Considering sea level
They turned to the theory of Darwin’s challenger, Reginald Daly, who argued that sea-level cycles, not island subsidence, were the key to understanding coral formations. Sea level drops during ice ages, when water becomes locked in ice sheets on land, and then rises between glaciations as the ice melts. Daly suggested that exposure to increased wave energy during sea-level drops would erode an island away; then, as sea level rises, the coral would regrow on submerged island platforms.
The researchers decided to consider the ideas of both Darwin and Daly, creating a computer model focusing on the relationships among coral growth, sunlight availability, water depth, and erosion. In combination with island subsidence rates, the model calculates how a coral reef develops as sea level varies over hundreds of thousands of years.
Island sinking and subsidence are delicately balanced: If the combination of sea-level change and island sinking deepens the water faster than the coral can grow, the reef will drown; if the coral grows faster than the water deepens, the coral growth will catch up with the sea surface, then slow down as the reef is exposed to eroding waves at sea level.
The team can model Darwin’s scenario by including island subsidence but no glacial sea-level cycles. As expected, the configuration that emerges does not resemble current reef formations. So, they added in a sea-level history based on geological evidence and paleoclimate data, which allows the model to account for a sea level oscillating between the present level and 120 meters below that level every 100,000 years.
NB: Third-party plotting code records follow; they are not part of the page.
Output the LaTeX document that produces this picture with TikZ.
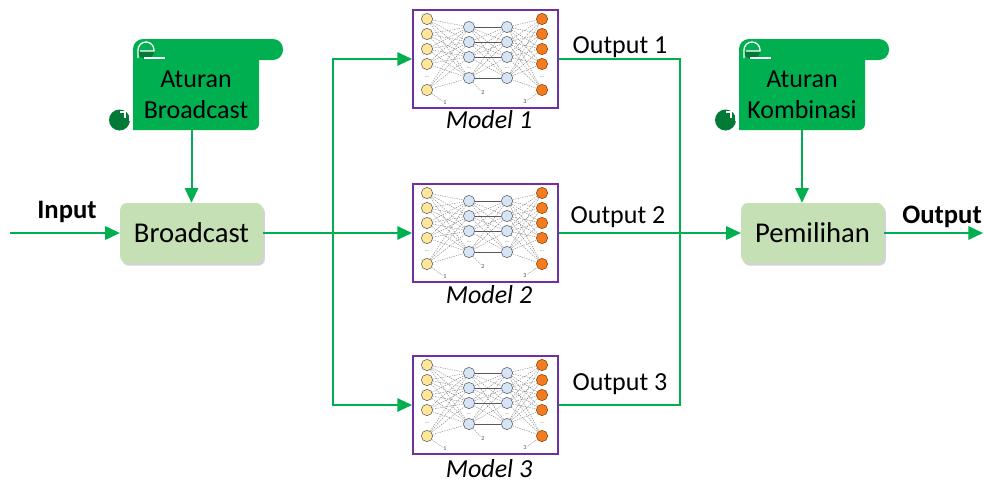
\documentclass[tikz,border=0pt]{standalone}
\usepackage{fontspec}
\setmainfont{Carlito}
\usetikzlibrary{arrows.meta,shadows}

\definecolor{linkgreen}{HTML}{00B050}
\definecolor{curlgreen}{HTML}{007A36}
\definecolor{boxgreen}{HTML}{C5E0B4}
\definecolor{modelpurple}{HTML}{7030A0}
\definecolor{inyellow}{HTML}{FFE699}
\definecolor{hidblue}{HTML}{D6E4F7}
\definecolor{outorange}{HTML}{F47B20}

\tikzset{
  link/.style={draw=linkgreen, line width=1.5pt},
  arrow/.style={link, -{Triangle[length=11pt,width=10pt]}},
  proc/.style={rounded corners=5pt, fill=boxgreen, minimum width=107pt,
    minimum height=45pt, font=\fontsize{21.5}{24}\selectfont,
    drop shadow={shadow xshift=1.5pt, shadow yshift=-2pt, opacity=0.35}},
  model/.style={draw=modelpurple, line width=1.5pt, fill=white,
    minimum width=108.75pt, minimum height=73.5pt, inner sep=0pt},
  lbl/.style={font=\fontsize{19.5}{23}\selectfont, inner sep=0pt, anchor=base},
  mlbl/.style={lbl, font=\fontsize{19.5}{23}\selectfont\itshape},
  scrolltext/.style={align=center, inner sep=0pt, minimum width=94.5pt,
    minimum height=53.25pt, font=\fontsize{19.5}{23.25}\selectfont},
  unit/.style={circle, minimum size=8.5pt, inner sep=0pt, line width=0.4pt},
  inunit/.style={unit, fill=inyellow, draw=gray!70!black},
  hidunit/.style={unit, fill=hidblue, draw=gray!70!black},
  outunit/.style={unit, fill=outorange, draw=orange!50!black},
  wt/.style={black!50, line width=0.3pt, dash pattern=on 1pt off 0.8pt},
  dots/.style={font=\fontsize{4}{4}\selectfont, inner sep=0pt, gray!60!black},
  layerno/.style={font=\fontsize{4.5}{5}\selectfont, inner sep=0.5pt, gray!60!black},
}

% scroll behind a rule text, #1 = top left corner of its body
\newcommand\scrollshape[1]{%
  \begin{scope}[shift={(#1)}]
    \fill[linkgreen] (0,-10) -- (126,-10) -- (126,65) arc (0:90:6) -- (0,71) -- cycle;
    \fill[linkgreen, rounded corners=7.5pt] (0,-20) rectangle (150,1);
    % top curl
    \fill[curlgreen] (21,-8) arc (0:180:8) -- cycle;
    \draw[white, line width=1pt] (5,-1) -- (5,-9) arc (180:360:8) -- (21,-8) -- (7,-8);
    \draw[white, line width=1pt] (11,-1) -- (32,-1);
    % bottom curl
    \fill[curlgreen] (-13.5,61) circle (10.5);
    \draw[white, line width=1pt] (-13,53) -- (-8,53) -- (-8,59);
    \draw[white, line width=1pt] (-3,52) -- (-3,62);
  \end{scope}}

% small neural network drawn inside model box #1
\newcommand\netdiagram[1]{%
  \begin{scope}[shift={(#1.north west)}]
    \foreach \r [count=\i] in {10,25,40,55,81} {
      \node[inunit] (#1-a\i) at (15,\r) {};
      \node[outunit] (#1-d\i) at (130,\r) {};
    }
    \foreach \r [count=\i] in {18,33,48,69} {
      \node[hidunit] (#1-b\i) at (57,\r) {};
      \node[hidunit] (#1-c\i) at (95,\r) {};
    }
    \foreach \i in {1,...,5}
      \foreach \j in {1,...,4} {
        \draw[wt] (#1-a\i) -- (#1-b\j);
        \draw[wt] (#1-c\j) -- (#1-d\i);
      }
    \foreach \i in {1,...,4}
      \foreach \j in {1,...,4}
        \draw[wt] (#1-b\i) -- (#1-c\j);
    \foreach \i in {1,...,4}
      \draw[black!65, line width=0.6pt] (#1-b\i) -- (#1-c\i);
    % dots for the units left out
    \node[dots] (#1-p1) at (15,68) {...};
    \node[dots] (#1-p2) at (57,59) {...};
    \node[dots] (#1-p3) at (95,59) {...};
    \node[dots] (#1-p4) at (130,68) {...};
    % layer numbers
    \node[layerno] (#1-n1) at (33,94) {1};
    \node[layerno] (#1-n2) at (71,84) {2};
    \node[layerno] (#1-n3) at (113,93) {3};
    \draw[wt] (#1-n1) -- (#1-a5);
    \draw[wt] (#1-n2) -- (#1-b4);
    \draw[wt] (#1-n3) -- (#1-d5);
  \end{scope}}

\begin{document}
\begin{tikzpicture}[x=0.75pt, y=-0.75pt]
\useasboundingbox (0,0) rectangle (984,482);

% rule scrolls
\scrollshape{133,59}
\scrollshape{739,59}
\node[scrolltext] (ab) at (196,94.5) {Aturan\\Broadcast};
\node[scrolltext] (ak) at (802,94.5) {Aturan\\Kombinasi};

% processing boxes
\node[proc] (bc) at (191.5,233) {Broadcast};
\node[proc] (pm) at (812.5,233) {Pemilihan};

% models
\node[model] (m1) at (485.5,59) {};
\node[model] (m2) at (485.5,233) {};
\node[model] (m3) at (485.5,405) {};
\netdiagram{m1}
\netdiagram{m2}
\netdiagram{m3}
\node[mlbl] (l1) at (489,128) {Model 1};
\node[mlbl] (l2) at (489,303) {Model 2};
\node[mlbl] (l3) at (489,477) {Model 3};

% connectors
\coordinate (in) at (10,233);
\coordinate (split) at (333,233);
\coordinate (join) at (680,233);
\coordinate (out) at (983,233);
\draw[arrow] (in) -- (bc);
\draw[arrow] (ab.south -| bc) -- (bc);
\draw[arrow] (ak) -- (ak |- pm.north);
\draw[arrow] (bc) -- (m2);
\draw[arrow] (split) |- (m1);
\draw[arrow] (split) |- (m3);
\draw[link] (m1) -| (join);
\draw[link] (m3) -| (join);
\draw[arrow] (m2) -- (pm);
\draw[arrow] (pm) -- (out);

% labels
\node[lbl, font=\fontsize{20}{23}\selectfont\bfseries] (li) at (67,218) {Input};
\node[lbl, font=\fontsize{20}{23}\selectfont\bfseries] (lo) at (942,223) {Output};
\node[lbl] (o1) at (620,53) {Output 1};
\node[lbl] (o2) at (618,223) {Output 2};
\node[lbl] (o3) at (620,390) {Output 3};
\end{tikzpicture}
\end{document}
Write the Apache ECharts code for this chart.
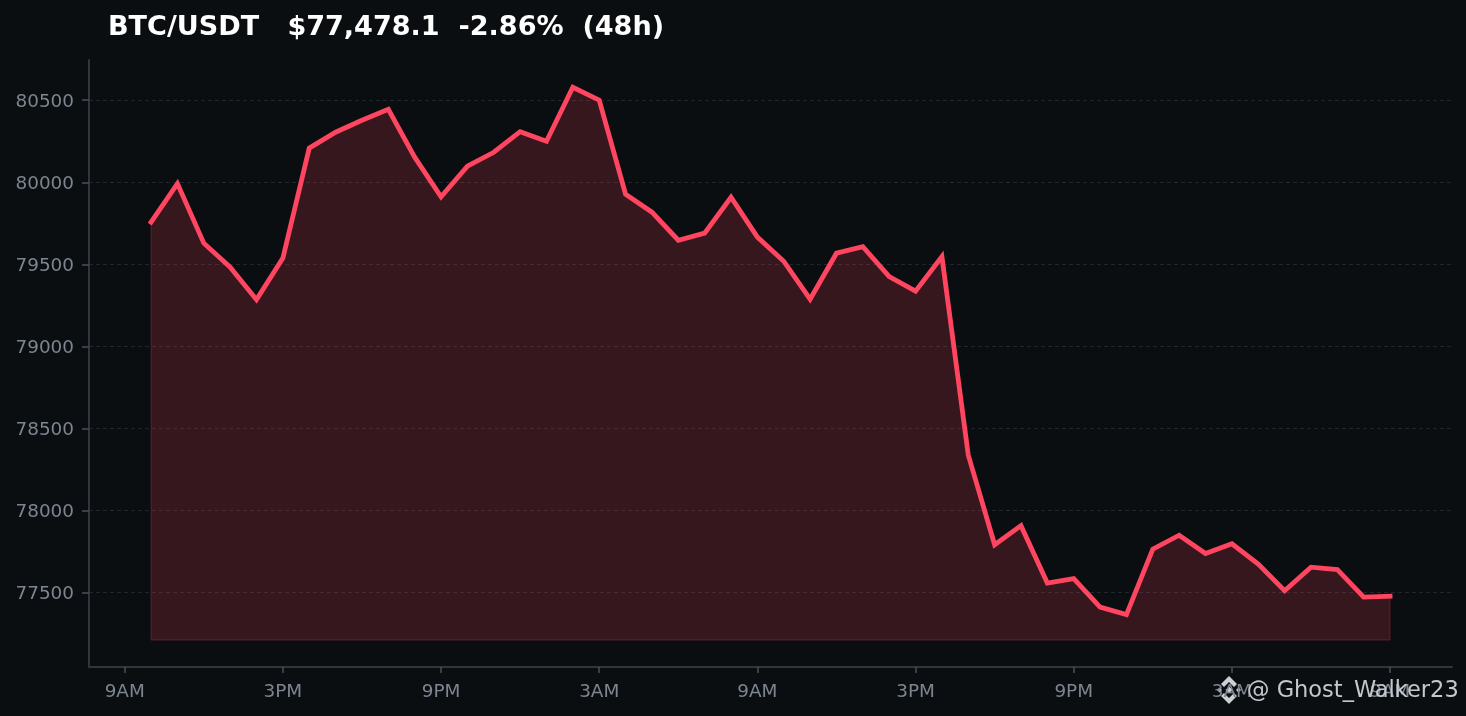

This time, the model, running a course of four glacial cycles (400,000 years) into the past, yielded a coral-reef distribution that matched up well with the real-world observations. The barrier reefs, drowned barrier reefs, and other forms were all in the correct places on the map. “What this shows,” Perron says, “is that while island subsidence is important, as Darwin suggested, sea-level oscillations are also important for determining the distribution of reef types around the world.”
When islands sink ‘just right’
This geological time machine is sophisticated enough to explain why the Society Islands follow the Darwin progression but others do not. According to the simulations without sea-level oscillations, most of the environment would be likely to make the Darwin progression. But when the sea-level oscillations are included, Ashton says, “It turns out there is only a little ‘Goldilocks’ zone, a narrow range of subsidence and reef-accretion rates, in which you can get that progression.”
Intriguingly, the parameters the model needed to create that tiny zone of Darwin progression match up with Tahiti’s actual growth and subsidence rates. That is, Tahiti has subsided just slowly enough for the deep lagoon to develop over the last few glacial cycles without drowning permanently.
By contrast, Hawaii is sinking so quickly (more than 2 millimeters per year) that it will never see Darwin’s configuration. All it can do is form a little reef terrace every time the sea level falls to its lowest point. When sea level rises as ice sheets melt at the end of each glacial period, the reef drowns and stays drowned.
This model’s big revelation is that coral reefs are very sensitive to sea-level changes. This is useful information, notes Peter Burgess, a professor and chair of earth sciences at Royal Holloway, University of London, because using this model to explore different scenarios of real-world reef formation can help produce a record of how sea level oscillated over long time scales. “It’s helpful to know how fast the sea level has changed in the past,” he says, “because there is a high probability it will change rapidly in the next couple hundred years, and we’d like to understand how that change might happen.”